Bowing is a common ritual in martial arts schools. There is often a series of bows at the beginning and end of each class, in addition to the bowing we do to our partners before and after training together, as well as when we enter and exit the training area. People new to the martial arts often wonder what the purpose of all the bowing is and whether or not it’s really necessary. Unlike many rituals, its purpose is still as relevant today as it was when it was first conceived.
The first and most important purpose of bowing is to show respect.
While nowadays the application of martial arts is generally either in self-defense or competition, there is still an inherent violence to its practice. As a result, there must be a high level of trust between student and teacher, as well as between training partners. You must be able to trust that those with whom you train will show proper restraint, control, and ultimately respect for you, and consequently will do their best to perform techniques without hurting you.
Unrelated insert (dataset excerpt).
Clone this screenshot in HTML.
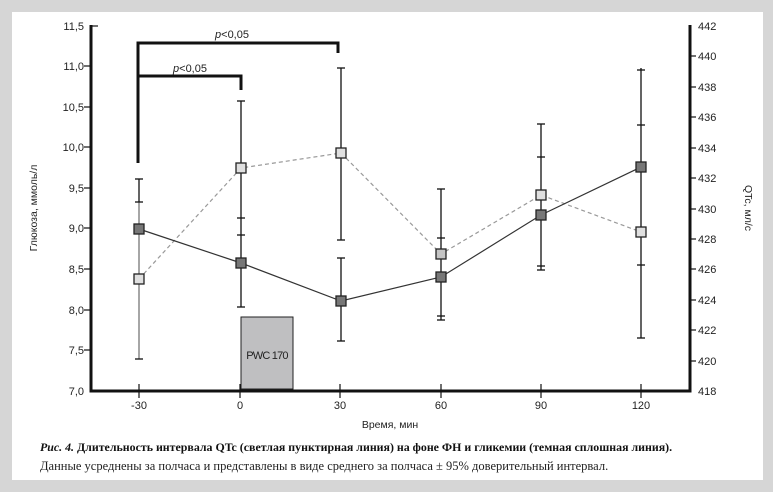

When you bow in at the beginning and end of class, you’re showing respect for the art you’re learning and the power it’s capable of. There is also usually a bow to show respect for your instructor, implicitly stating that you trust them to teach you to the best of their ability with your safety in mind. Then there is usually one last bow to show respect for the class as a whole, implicitly stating that we are united in purpose and in mutual respect for each others’ desire to learn and be safe.
Some less traditional schools use handshakes in place of bowing, which is fine in my books. Every combat art need little rituals to remind us all that what we’re learning has the potential for harm and should be respected accordingly.